Regra absoluta, deve o testador buscar opinião de quem entenda, desejoso de transmitir sua vontade depois de sua morte. O profissional capacitado poderá ajuda-lo, afastando os não beneficiados de sua maldade. O juiz deve fazer prevalecer a vontade do testador, porque repetir o ato não é mais possível.

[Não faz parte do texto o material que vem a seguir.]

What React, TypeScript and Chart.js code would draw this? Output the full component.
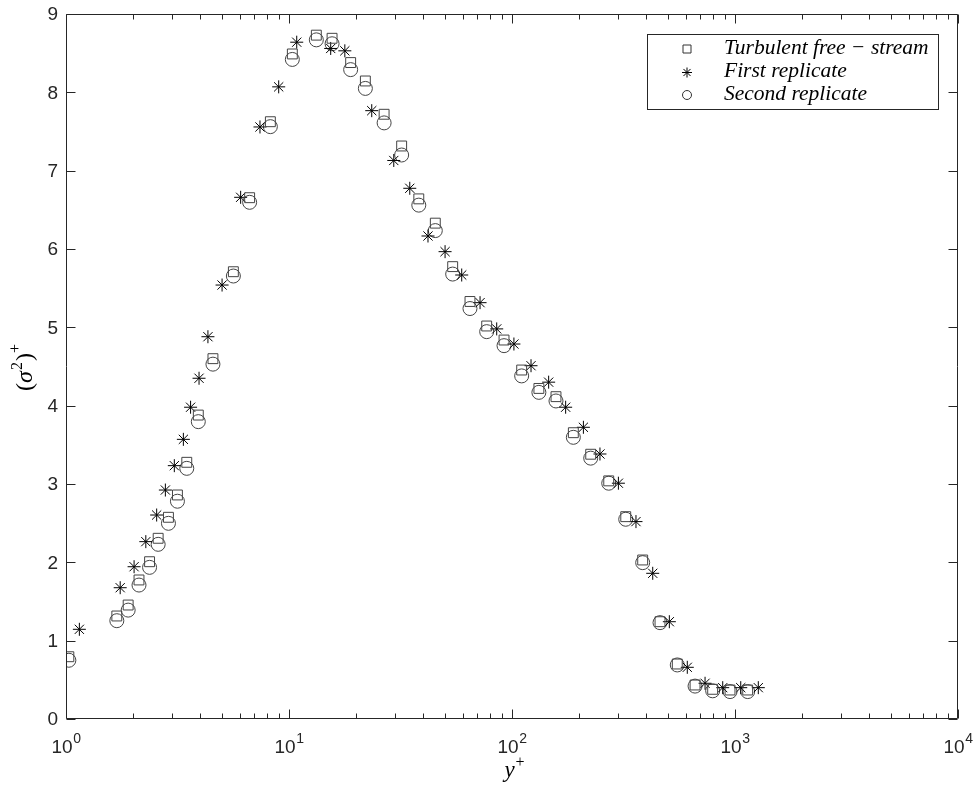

Jurisprudência: Apelação cível. Ação de nulidade de testamento. Alegação de incapacidade civil. Ausência de prova. A posterior interdição da testadora, por si só, não demonstra a sua incapacidade, que deve ser identificada no momento do testamento, pois, “a incapacidade superveniente do testador não invalida o testamento” (CC 1.861). Nas hipóteses em que se pretende desconstituir um ato cuja validade é presumida por força da lei, deve restar demonstrado de forma cabal o vício alegado, especialmente porque a expressão da vontade, que é genérica por si só, é o que constitui a essência do ato. recurso conhecido mas não provido. (TJMG – AC 10342129967646001 MG, relator: Albergaria costa, DJ 14.09.2015, 3ª  CV, DP 18.09.2015). (Luiz Paulo Cotrim Guimarães e Samuel Mezzalira, apud Direito.com, nos comentários ao CC 1.861, acessado em 09/08/2021, corrigido e aplicadas as devidas atualizações VD).